While most Americans are out watching fireworks to celebrate the Fourth of July, a group of scientists will be huddled in a small, glass conference room at NASA’s Jet Propulsion Lab in Pasadena, California, on Monday night to listen for a series of tones.
Those tones may not rival the national anthem, but they will tell Juno mission managers whether the spacecraft has successfully performed a “suspenseful” maneuver that will allow it to be pulled into orbit around Jupiter.
“Oh my God, we’re going in!” said an admittedly nervous Scott Bolton — the principal investigator for Juno with the Southwest Research Institute in San Antonio, Texas.
Bolton and the rest of the Juno team will hover over their computer monitors and wait as Juno hits its brakes. It will fire its main engine for 35 minutes starting at 8:18 p.m. PDT (11:18 p.m. ET). That should slow the spacecraft by about 1,212 miles per hour (542 meters per second) and allow it to be pulled into orbit around Jupiter.
It will be about 9:30 p.m. PT (12:30 a.m. ET Tuesday) before Juno sends back tones indicating whether it has successfully completed the engine firing.
If the maneuver doesn’t work, the solar-powered space probe’s batteries might die before it swings back around Jupiter to face the sun.
“I’m really just nervous that the whole orbit insertion rocket burn is going to work enough to get us into orbit and then allow us to turn back to the sun before we run out of battery power,” Bolton said at a news conference.
“You’re on battery power,” he said. “The whole game is get back to the sun before you run out of battery.”
He says he won’t exhale until Juno’s huge solar arrays are safely back in sunlight. “I’m most scared of not quite getting back on the sun.”
Juno has been speeding toward Jupiter for nearly five years. It’s a spinning, robotic probe as wide as a basketball court. It looks a bit like a flying windmill.
If all goes as planned, Juno will circle Jupiter 37 times over 20 months, diving down to about 2,600 miles (4,100 kilometers) above the planet’s dense clouds. The seven science instruments on board will study Jupiter’s auroras and help scientists better understand the planet’s origins, structure, atmosphere and magnetosphere.
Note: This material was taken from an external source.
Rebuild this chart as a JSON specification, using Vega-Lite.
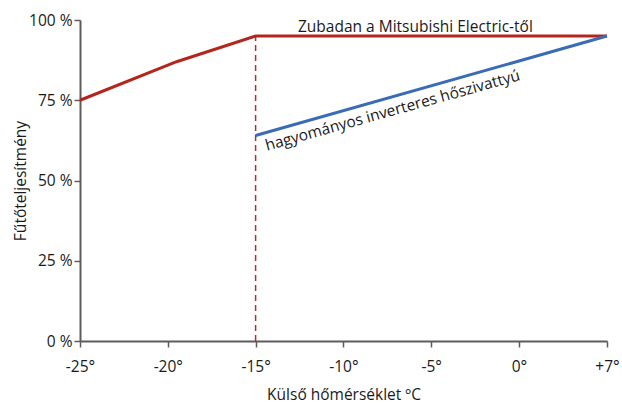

“Some of the challenges are we are going into the most treacherous place in the entire solar system, radiation fields that are really intense,” Juno project manager Rick Nybakken told CNN’s Paul Vercammen.
The planet is the most massive in our solar system — Jupiter is a huge ball of gas 11 times wider than Earth. Researchers think it was the first planet to form and that it holds clues to how the solar system evolved.
Spacecraft have been to Jupiter before. The Galileo probe was the first to study Jupiter from orbit. But scientists still are puzzled by the gas giant.
What’s going on under Jupiter’s dense clouds? Does it have a solid core? How much water is in its atmosphere? And how deep are those colorful bands and that mysterious giant red spot?
“Jupiter looks a lot like the sun,” Bolton said. But it has much more than the sun, and that’s really important.
“The stuff that Jupiter has more of is what we’re all made out of,” he said. “It’s what the Earth is made out of. It’s what life comes from.”
Juno will help solve the mysteries of Jupiter by looking at its interior. The spacecraft will orbit the poles and try to dodge the planet’s most hazardous radiation belts. To protect the spacecraft from the radiation, Juno has a shielded electronics vault.
Juno has a color camera and a three Lego crew members (yes, Legos).
The camera is called JunoCam and NASA says it will take “spectacular close-up, color images” of Jupiter. NASA is asking the public to help decide where to point the camera.
Now, about those Lego crew members. Three 1.5-inch figurines are on board Juno. One is a likeness of Galileo Galilei — the scientist who discovered Jupiter’s four largest moons. The other two represent the Roman god Jupiter and his wife Juno. They were included to inspire children to study science and math.
Juno’s spacecraft body measures 11.5 feet (3.5 meters) tall and 11.5 feet in diameter. But with its three solar panels open, it spans about 66 feet (20 meters). For comparison, an NBA basketball court is 50 feet wide and 94 feet long.
Jupiter was 445 million miles (716 million kilometers) from Earth when Juno was launched from Cape Canaveral on August 5, 2011. But the probe has traveled a total distance of 1,740 million miles (2,800 million kilometers) to reach the gaseous planet, making a flyby of Earth to help pick up speed.
You can see Jupiter from Earth without any special binoculars or telescopes. It’s the bright star in the evening sky from January through August. If you do have a telescope, you can see its largest moons.
The Juno mission ends on February 20, 2018, when Juno is expected to crash into Jupiter.